Why it happens / is confusing: The slogan is memorable but strips away the condition that the theorem is about partition.
Clarification / Fix: Rephrase CAP in full sentences. Ask what the system does when replicas cannot communicate and requests still arrive.
Issue: "Partition tolerance is optional if we have a good network."
Why it happens / is confusing: Teams treat partitions as rare enough to ignore.
Clarification / Fix: In distributed systems, rare does not mean impossible. CAP matters because the design must specify behavior for those moments, not because they happen constantly.
Issue: "CAP completely classifies modern distributed systems."
Why it happens / is confusing: The theorem is so famous that it gets stretched beyond its scope.
Clarification / Fix: Use CAP to reason about partition-time choices. Then use richer frameworks, like PACELC, for the latency-versus-consistency choices outside partitions.
Advanced Connections
Connection 1: CAP <-> Split-Brain Prevention
The parallel: Split-brain is one concrete operational consequence of choosing to keep serving independently during communication failure. Preventing it usually means paying with reduced availability or stricter quorum rules.
Connection 2: CAP <-> PACELC
The parallel: CAP explains the partition case.

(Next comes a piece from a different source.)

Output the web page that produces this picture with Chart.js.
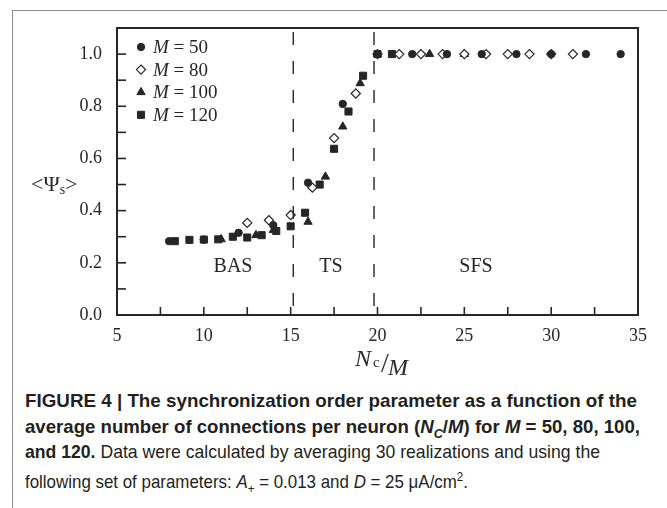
<!DOCTYPE html>
<html><head><meta charset="utf-8">
<script src="https://cdn.jsdelivr.net/npm/chart.js@4"></script>
<style>
html,body{margin:0;padding:0;background:#fff;}
#wrap{position:relative;width:667px;height:508px;overflow:hidden;background:#fff;}
#frame{position:absolute;left:12px;top:10px;width:660px;height:520px;border-left:1.5px solid #8a8a8a;border-top:1.5px solid #8a8a8a;}
#c{position:absolute;left:0;top:0;}
.cap{position:absolute;left:25px;white-space:nowrap;font-family:"Liberation Sans",Arial,sans-serif;font-size:19px;line-height:25px;color:#231f20;transform-origin:0 50%;}
#ylab{position:absolute;left:31px;top:171px;font-family:"Liberation Serif",serif;font-size:22px;color:#2b2b2b;}
#ylab sub{font-size:14px;vertical-align:-3px;}
#xlab{position:absolute;left:355px;top:343px;width:70px;height:40px;font-family:"Liberation Serif",serif;color:#2b2b2b;}
#xlab span{position:absolute;}
</style></head>
<body>
<div id="wrap">
<div id="frame"></div>
<canvas id="c" width="667" height="380"></canvas>
<div id="ylab">&lt;Ψ<sub>s</sub>&gt;</div>
<div id="xlab"><span style="left:0;top:2px;font-size:24px;font-style:italic;">N</span><span style="left:18px;top:11px;font-size:15px;">c</span><span style="left:26px;top:4px;font-size:28px;">/</span><span style="left:33px;top:11px;font-size:24px;font-style:italic;">M</span></div>
<div class="cap" id="l1" style="top:388px;font-weight:bold;">FIGURE 4 | The synchronization order parameter as a function of the</div>
<div class="cap" id="l2" style="top:414px;font-weight:bold;">average number of connections per neuron (<i>N<sub style="font-size:13px">C</sub></i>/<i>M</i>) for <i>M</i> = 50, 80, 100,</div>
<div class="cap" id="l3" style="top:439px;"><b>and 120.</b> Data were calculated by averaging 30 realizations and using the</div>
<div class="cap" id="l4" style="top:464px;">following set of parameters: <i>A</i><sub style="font-size:13px">+</sub> = 0.013 and <i>D</i> = 25 μA/cm<sup style="font-size:13px">2</sup>.</div>
</div>
<script>
// ---- data ----
const xTickLabels = ['5','10','15','20','25','30','35'];
const yTickLabels = ['0.0','0.2','0.4','0.6','0.8','1.0'];
const seriesNames = ['50','80','100','120'];
const m50X = [8,10,12,14,16,18,20,22,24,26,28,30,32,34];
const m50Y = [0.283,0.289,0.315,0.344,0.507,0.809,1,1,1,1,1,1,1,1];
const m80X = [12.5,13.75,15,16.25,17.5,18.75,20,21.25,22.5,23.75,25,26.25,27.5,28.75,30,31.25];
const m80Y = [0.353,0.363,0.383,0.488,0.678,0.849,1,1,1,1,1,1,1,1,1,1];
const m100X = [11,13,14,16,17,18,19,20,23,25];
const m100Y = [0.29,0.306,0.325,0.357,0.53,0.722,0.888,1,1,1];
const m120X = [8.33,9.17,10,10.83,11.67,12.5,13.33,14.17,15,15.83,16.67,17.5,18.33,19.17,20,20.83];
const m120Y = [0.283,0.288,0.289,0.29,0.3,0.297,0.306,0.322,0.34,0.392,0.5,0.637,0.78,0.917,1,1];
const regionNames = ['BAS','TS','SFS'];
const regionX = [11.68,17.32,25.67];
const regionY = [0.184,0.184,0.184];
const boundaryX = [15.15,19.8];

// ---- caption fit ----
const capW = {l1:612,l2:615,l3:575,l4:443};
for (const id in capW){const el=document.getElementById(id);const w=el.getBoundingClientRect().width;el.style.transform='scaleX('+(capW[id]/w)+')';}

const INK='#262626';
function pts(xs,ys){return xs.map((v,i)=>({x:v,y:ys[i]}));}
const styles=[
 {pointStyle:'circle',pointRadius:3.7,backgroundColor:INK,borderColor:INK,borderWidth:1},
 {pointStyle:'rectRot',pointRadius:4.6,backgroundColor:'#fff',borderColor:INK,borderWidth:1.2},
 {pointStyle:'triangle',pointRadius:4.8,backgroundColor:INK,borderColor:INK,borderWidth:1},
 {pointStyle:'rect',pointRadius:5,backgroundColor:INK,borderColor:INK,borderWidth:1}
];
const allX=[m50X,m80X,m100X,m120X], allY=[m50Y,m80Y,m100Y,m120Y];
const datasets=seriesNames.map((n,i)=>Object.assign({label:'M = '+n,data:pts(allX[i],allY[i]),showLine:false,pointHoverRadius:styles[i].pointRadius},styles[i]));

function drawMarker(ctx,style,cx,cy){
  ctx.save();
  ctx.fillStyle=style.backgroundColor;ctx.strokeStyle=style.borderColor;ctx.lineWidth=style.borderWidth;
  const r=style.pointRadius;ctx.beginPath();
  if(style.pointStyle==='circle'){ctx.arc(cx,cy,r,0,Math.PI*2);}
  else if(style.pointStyle==='rectRot'){ctx.moveTo(cx-r,cy);ctx.lineTo(cx,cy-r);ctx.lineTo(cx+r,cy);ctx.lineTo(cx,cy+r);ctx.closePath();}
  else if(style.pointStyle==='triangle'){const w=r*Math.sin(Math.PI*2/3);ctx.moveTo(cx,cy-r);ctx.lineTo(cx+w,cy+r/2);ctx.lineTo(cx-w,cy+r/2);ctx.closePath();}
  else {const s=r*Math.SQRT1_2;ctx.rect(cx-s,cy-s,2*s,2*s);}
  ctx.fill();ctx.stroke();ctx.restore();
}

const decor={
  id:'decor',
  afterDatasetsDraw(chart){
    const {ctx,chartArea:a,scales:{x,y}}=chart;
    ctx.save();
    ctx.strokeStyle=INK;ctx.lineWidth=2;
    ctx.strokeRect(a.left,a.top,a.right-a.left,a.bottom-a.top);
    ctx.lineWidth=1.6;
    for(const t of x.ticks){const px=x.getPixelForValue(t.value);ctx.beginPath();ctx.moveTo(px,a.bottom);ctx.lineTo(px,a.bottom-8);ctx.stroke();}
    for(const t of y.ticks){if(t.value>1.05)continue;const py=y.getPixelForValue(t.value);ctx.beginPath();ctx.moveTo(a.left,py);ctx.lineTo(a.left+9,py);ctx.stroke();}
    ctx.setLineDash([13,16]);ctx.lineWidth=1.4;
    for(const b of boundaryX){const px=x.getPixelForValue(b);ctx.beginPath();ctx.moveTo(px,a.top+4);ctx.lineTo(px,a.bottom);ctx.stroke();}
    ctx.setLineDash([]);
    ctx.fillStyle=INK;ctx.font='20px "Liberation Serif"';ctx.textAlign='center';ctx.textBaseline='middle';
    regionNames.forEach((n,i)=>ctx.fillText(n,x.getPixelForValue(regionX[i]),y.getPixelForValue(regionY[i])));
    // legend
    ctx.textAlign='left';
    seriesNames.forEach((n,i)=>{
      const cy=a.top+19+i*22.6, cx=a.left+24;
      drawMarker(ctx,styles[i],cx,cy);
      ctx.font='italic 19px "Liberation Serif"';ctx.fillText('M',cx+12,cy+1);
      const w=ctx.measureText('M').width;
      ctx.font='19px "Liberation Serif"';ctx.fillText(' = '+n,cx+12+w,cy+1);
    });
    ctx.restore();
  }
};

new Chart(document.getElementById('c'),{
  type:'scatter',
  data:{datasets},
  options:{
    responsive:false,animation:false,
    layout:{padding:{top:28,right:29,left:0,bottom:0}},
    plugins:{legend:{display:false},tooltip:{enabled:false}},
    scales:{
      x:{type:'linear',min:5,max:35,
        grid:{display:false},border:{display:true,color:INK,width:2},
        ticks:{stepSize:2.5,padding:2,color:INK,font:{family:'Liberation Serif',size:18},maxRotation:0,autoSkip:false,
          callback:(v)=>{const k=(v-5)/5;return Number.isInteger(k)?xTickLabels[k]:'';}},
        afterFit:(s)=>{s.height=65;}},
      y:{type:'linear',min:0,max:1.1,
        grid:{display:false},border:{display:true,color:INK,width:2},
        ticks:{stepSize:0.1,padding:7,color:INK,font:{family:'Liberation Serif',size:18},autoSkip:false,
          callback:(v)=>{const k=Math.round(v*10);return (k%2===0&&k<=10)?yTickLabels[k/2]:'';}},
        afterFit:(s)=>{s.width=117;}}
    }
  },
  plugins:[decor]
});
</script>
</body></html>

PACELC extends the conversation by asking what trade-off the system makes Else, when there is no partition but consistency still has latency cost.
Resources
Optional Deepening Resources
- [PAPER] Brewer's Conjecture and the Feasibility of Consistent, Available, Partition-Tolerant Web Services
- [ARTICLE] CAP Twelve Years Later: How the "Rules" Have Changed
- [BOOK] Designing Data-Intensive Applications
Key Insights
- CAP is about partitions, not all of time - It tells us what choice the system is forced to make when replicas cannot communicate reliably.
- Partition tolerance is not the knob people think it is - Real distributed systems must assume partitions can happen, so the meaningful choice is between strict consistency and full availability during that event.
- CAP is foundational but not complete - It is the right starting frame for partition-time behavior, not the full language for every distributed-systems trade-off.